ACUSACIÓN
PROCEDIMIENTOS ECLESIÁSTICOS DE ACUSACIÓN
En materia de acusaciones deben notarse los capítulos 5°, 7° y 8° de la cuestión VI Causa 3° en la segunda parte del Decreto de Graciano que manda conformar las acusaciones canónicas a las seculares.
En la obra de procedimientos eclesiásticos de los Sres. Gómez Salazar y La Fuente se rebaten las doctrinas de algunos canonistas extranjeros, en especial los alemanes Reiffeustuel y Schmalgrueber que, siguiendo el Derecho romano, restringen demasiado este derecho, de poder ser acusadores a las mujeres, a los soldados, a los magistrados superiores, a los que ya son acusadores en otras dos causas criminales, los familiares, enemigos y necesitados, a los hijos con respecto a los padres, a los discípulos con respecto a sus maestros, a los hermanos con respecto a sus hermanos. Bien es verdad que luego de una plumada deshacen casi toda su teoría, pues dicen con mucha formalidad, que esto no rige cuando se trata de perseguir injuria suya o de los suyos, cuando se trata de crímenes exceptuados, y cuando se trata de utilidad de iglesia, monasterio, o de almilla utilidad pública.

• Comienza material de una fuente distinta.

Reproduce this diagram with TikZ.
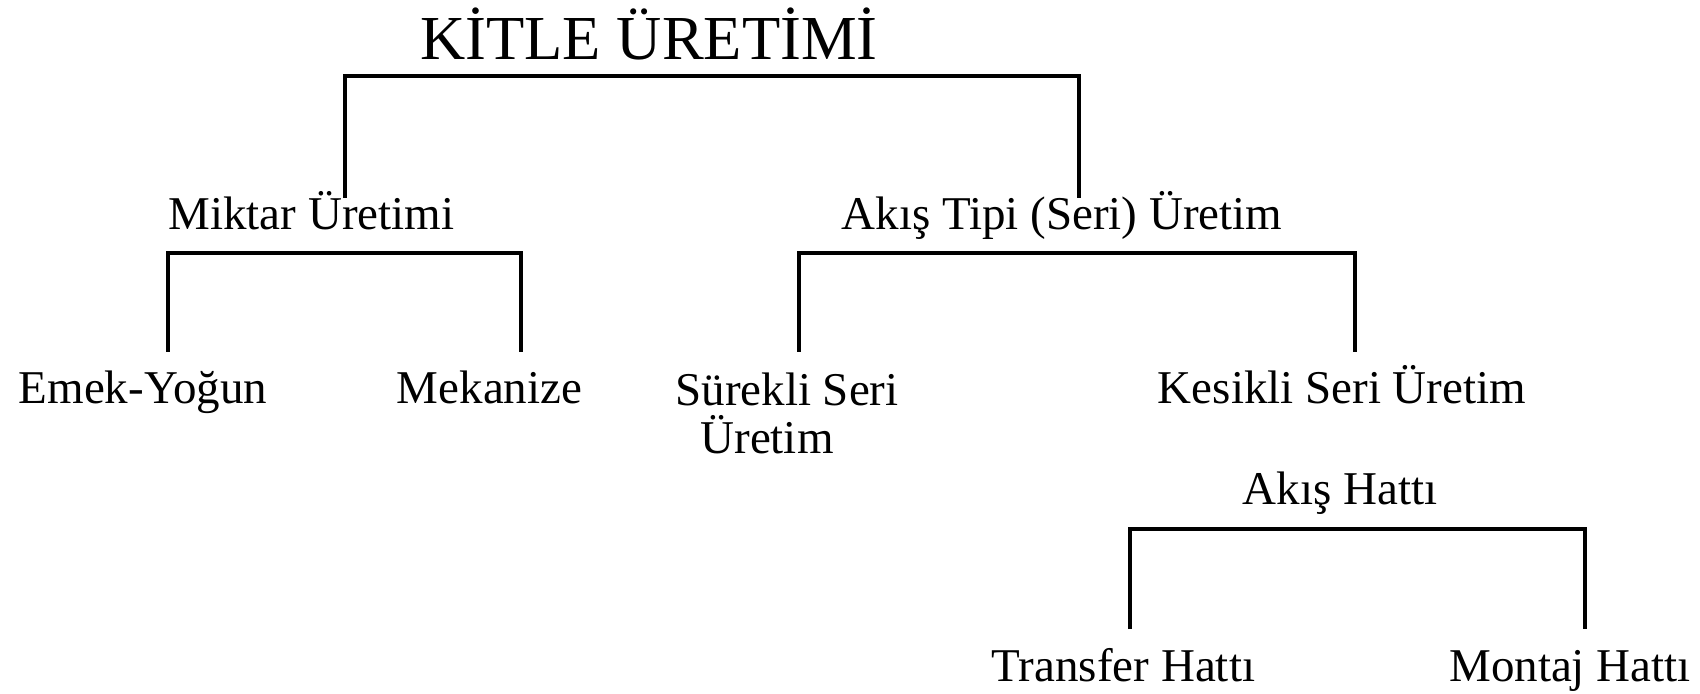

Llámanse delitos exceptuados los de lesa majestad, herejía, simonía, sacrilegio, latrocinio, asesinato, falso testimonio, moneda falsa y defraudación de víveres públicos, censo o rentas públicas.
No vemos, en verdad, motivo para tales restricciones. El derecho de acusar es un derecho natural, y no se debe cohibir a nadie sin justa causa. Todo delito produce alarma, y por tanto, no solamente el que es agraviado directamente puede acusar, sino todo aquel que, alarmado a vista de la impunidad del delito, teme mañana ser víctima de aquel o de otro igual. A la luz de esta observación se ve cuán poco racionales y filosóficas son estas restricciones que no pone expresamente el derecho canónico.
Por derecho canónico debe la acusación ir siempre acompañada de la suscripción o firma del acusador, lo cual no quiere decir que haya de firmar por sí mismo, pues entonces se privaría de este derecho a los que no saben escribir o no pueden por parálisis u otra imposibilidad. Lo que quiere decir es que el acusador tiene obligación de comprometerse a sufrir la pena correspondiente si no prueba la acusación. La decretal de Inocencio III está terminante: sicut accusationem legitima debet proecedere inscriptio y la práctica lo confirma.
La razón del derecho canónico para esto es bien sencilla y corriente. El acusador tiende a privar de su honra, derechos e intereses al acusado: este conato de despojo es un delito. La honra vale tanto o más que el dinero y el que calumnia es ladrón de honra: comete pues un delito en perjuicio del acusado y por tanto merece castigo. El acusador se constituye en actor y queda dicho que al actor toca probar: Actoris est probare, y esto es lo que se llama la pena del talión.
“El talión bien entendido no es otra cosa, según los citados escritores, que la analogía de la pena; y en este sentido, ni está caducado ni puede caducar, mucho más hoy día, que se tiende a mitigar las penas, lo mismo en lo eclesiástico que en lo secular. San Pío V, en su bula Cum primum, dada en 1566, manda que se imponga la pena del talión a los que calumniasen a otro por simonía, blasfemia, sodomía y concubinato. La pena de los sodomitas era el ser quemados vivos; pero esta bárbara pena, que estuvo en vigor en España hasta fines del siglo xvii, hace ya casi dos siglos que cayó en desuso. Asimismo al blasfemo se le taladraba la lengua con un hierro candente. Citase a nuestro Covarrubias y Leiva (D. Diego) entre los que dicen que la pena del talión ha caído en desuso y en efecto ha caído en desuso en cuanto a las bárbaras penas que antes se imponían, pero no en la parte proporcional y de analogía rectamente entendidas.”
En los demás puntos relativos a la acusación, los tribunales eclesiásticos en España se atemperaban a las leyes de Partida y recopiladas y al derecho consuetudinario.